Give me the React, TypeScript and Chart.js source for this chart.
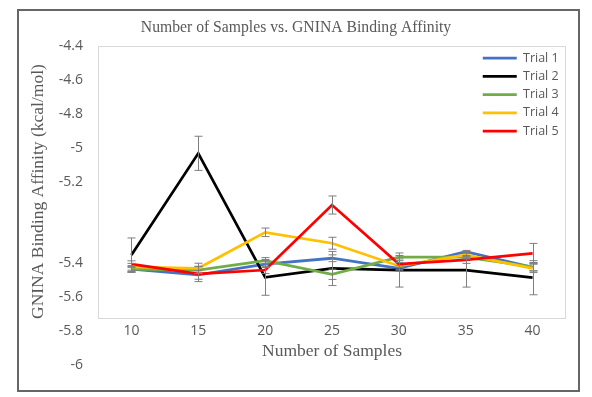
import React, { useEffect, useRef } from 'react';
import { Chart, registerables, LinearScale } from 'chart.js';

Chart.register(...registerables);

// ---- data ----
const SAMPLES = ['10', '15', '20', '25', '30', '35', '40'];
const Y_TICKS = [-6, -5.8, -5.6, -5.4, -5.2, -5, -4.8, -4.6, -4.4];
const SERIES_NAMES = ['Trial 1', 'Trial 2', 'Trial 3', 'Trial 4', 'Trial 5'];
const TRIAL_1 = [-5.707, -5.742, -5.678, -5.644, -5.703, -5.606, -5.697];
const TRIAL_2 = [-5.625, -5.029, -5.756, -5.704, -5.713, -5.713, -5.758];
const TRIAL_3 = [-5.707, -5.713, -5.658, -5.738, -5.638, -5.638, -5.694];
const TRIAL_4 = [-5.694, -5.703, -5.492, -5.556, -5.689, -5.625, -5.703];
const TRIAL_5 = [-5.679, -5.736, -5.713, -5.332, -5.678, -5.654, -5.615];
const TRIAL_1_ERR = [0.02, 0.025, 0.02, 0.02, 0.015, 0.008, 0.02];
const TRIAL_2_ERR = [0.1, 0.1, 0.105, 0.1, 0.1, 0.1, 0.1];
const TRIAL_3_ERR = [0.015, 0.02, 0.018, 0.03, 0.01, 0.01, 0.025];
const TRIAL_4_ERR = [0.02, 0.03, 0.025, 0.035, 0.02, 0.02, 0.025];
const TRIAL_5_ERR = [0.02, 0.045, 0.02, 0.053, 0.02, 0.02, 0.058];
const COLORS = ['#4472C4', '#000000', '#70AD47', '#FFC000', '#FF0000'];

const TITLE = 'Number of Samples vs. GNINA Binding Affinity';
const X_TITLE = 'Number of Samples';
const Y_TITLE = 'GNINA Binding Affinity (kcal/mol)';

const SANS = "'Open Sans', 'Noto Sans', sans-serif";
const SERIF = "'Liberation Serif', 'DejaVu Serif', serif";
const GREY = '#595959';

// Linear scale whose lower tick labels are drawn displaced (as in the reference image)
class ShiftedLabelScale extends LinearScale {
  static id = 'shiftedLabels';
  static defaults = LinearScale.defaults;
  getPixelForTick(index: number) {
    const base = super.getPixelForTick(index);
    const opts: any = this.options;
    const tick: any = this.ticks[index];
    const shift = opts.labelShift;
    if (tick && shift && tick.value < shift.below) return base + shift.offset;
    return base;
  }
}
Chart.register(ShiftedLabelScale as any);

const errorBarsPlugin = {
  id: 'errorBars',
  afterDatasetsDraw(chart: any) {
    const ctx = chart.ctx;
    const yScale = chart.scales.y;
    ctx.save();
    ctx.strokeStyle = '#7f7f7f';
    ctx.lineWidth = 1;
    chart.data.datasets.forEach((ds: any, i: number) => {
      const meta = chart.getDatasetMeta(i);
      if (meta.hidden) return;
      ds.errors.forEach((e: number, j: number) => {
        const pt = meta.data[j];
        const v = ds.data[j];
        const x = Math.round(pt.x) + 0.5;
        const yTop = yScale.getPixelForValue(v + e);
        const yBot = yScale.getPixelForValue(v - e);
        ctx.beginPath();
        ctx.moveTo(x, yTop);
        ctx.lineTo(x, yBot);
        ctx.moveTo(x - 4, yTop);
        ctx.lineTo(x + 4, yTop);
        ctx.moveTo(x - 4, yBot);
        ctx.lineTo(x + 4, yBot);
        ctx.stroke();
      });
    });
    ctx.restore();
  },
};

const plotBorderPlugin = {
  id: 'plotBorder',
  beforeDraw(chart: any) {
    const { ctx, chartArea } = chart;
    const { left, top, right, bottom } = chartArea;
    ctx.save();
    ctx.strokeStyle = '#d9d9d9';
    ctx.lineWidth = 1;
    ctx.strokeRect(Math.round(left) + 0.5, Math.round(top) + 0.5, Math.round(right - left) - 1, Math.round(bottom - top) - 1);
    ctx.restore();
  },
};

const legendPlacerPlugin = {
  id: 'legendPlacer',
  afterLayout(chart: any, _args: any, opts: any) {
    const lg = chart.legend;
    if (!lg) return;
    const area = chart.chartArea;
    const left = area.right - opts.insetRight;
    const top = area.top + opts.insetTop;
    lg.left = left;
    lg.top = top;
    lg.right = left + lg.width;
    lg.bottom = top + lg.height;
  },
};

export default function App() {
  const canvasRef = useRef<HTMLCanvasElement | null>(null);

  useEffect(() => {
    if (!canvasRef.current) return;
    const values = [TRIAL_1, TRIAL_2, TRIAL_3, TRIAL_4, TRIAL_5];
    const errors = [TRIAL_1_ERR, TRIAL_2_ERR, TRIAL_3_ERR, TRIAL_4_ERR, TRIAL_5_ERR];
    const datasets: any[] = SERIES_NAMES.map((name, i) => ({
      label: name,
      data: values[i],
      errors: errors[i],
      borderColor: COLORS[i],
      backgroundColor: COLORS[i],
      borderWidth: 2.75,
      pointRadius: 0,
      pointHoverRadius: 0,
      tension: 0,
      fill: false,
      order: SERIES_NAMES.length - i,
    }));

    const chart = new Chart(canvasRef.current, {
      type: 'line',
      data: { labels: SAMPLES, datasets },
      plugins: [plotBorderPlugin, errorBarsPlugin, legendPlacerPlugin],
      options: {
        animation: false,
        responsive: false,
        devicePixelRatio: 1,
        layout: { padding: { left: 26, right: 26, top: 0, bottom: 0 } },
        plugins: {
          title: {
            display: true,
            text: TITLE,
            color: GREY,
            font: { family: SERIF, size: 15.7, weight: 'normal' },
            padding: { top: 18.6, bottom: 8.56 },
          },
          legend: {
            position: 'chartArea' as any,
            align: 'start',
            labels: {
              usePointStyle: true,
              pointStyle: 'line',
              pointStyleWidth: 34,
              color: GREY,
              font: { family: SANS, size: 12.5 },
              padding: 5.75,
              sort: (a: any, b: any) => a.datasetIndex - b.datasetIndex,
            },
          },
          legendPlacer: { insetRight: 89, insetTop: 0 },
          tooltip: { enabled: false },
        } as any,
        scales: {
          x: {
            type: 'category',
            offset: true,
            grid: { display: false, drawTicks: false },
            border: { display: false },
            afterFit: (s: any) => { s.height = 78; },
            ticks: { padding: 4, color: GREY, font: { family: SANS, size: 14 }, maxRotation: 0, autoSkip: false },
            title: {
              display: true,
              text: X_TITLE,
              color: GREY,
              font: { family: SERIF, size: 17.5 },
              padding: { top: 0, bottom: 35.5 },
            },
          },
          y: {
            type: 'shiftedLabels' as any,
            min: -6,
            max: -4.4,
            labelShift: { below: -5.3, offset: 46.5 },
            grid: { display: false, drawTicks: false },
            border: { display: false },
            afterBuildTicks: (scale: any) => { scale.ticks = Y_TICKS.map((value) => ({ value })); },
            afterFit: (s: any) => { s.width = 72; },
            ticks: {
              autoSkip: false,
              padding: 15,
              color: GREY,
              font: { family: SANS, size: 14 },
              callback: (v: any) => String(v),
            },
            title: {
              display: true,
              text: Y_TITLE,
              align: 'start',
              color: GREY,
              font: { family: SERIF, size: 17.5 },
              padding: { top: 1.5, bottom: 0 },
            },
          } as any,
        },
      },
    });
    return () => chart.destroy();
  }, []);

  return (
    <div style={{ position: 'absolute', left: 0, top: 0, width: 592, height: 397, background: '#fff' }}>
      <canvas ref={canvasRef} width={592} height={397} style={{ display: 'block' }} />
      <div
        style={{
          position: 'absolute',
          left: 17,
          top: 9,
          width: 563,
          height: 383,
          border: '2px solid #666666',
          boxSizing: 'border-box',
          pointerEvents: 'none',
        }}
      />
    </div>
  );
}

····················

Work to be completed |
Give again, word for word, every line from the top of the data through the line with "Chart.register(...registerables);", both ends included, and exclude the pictures.

Expected answer |
Give me the React, TypeScript and Chart.js source for this chart.
import React, { useEffect, useRef } from 'react';
import { Chart, registerables, LinearScale } from 'chart.js';

Chart.register(...registerables);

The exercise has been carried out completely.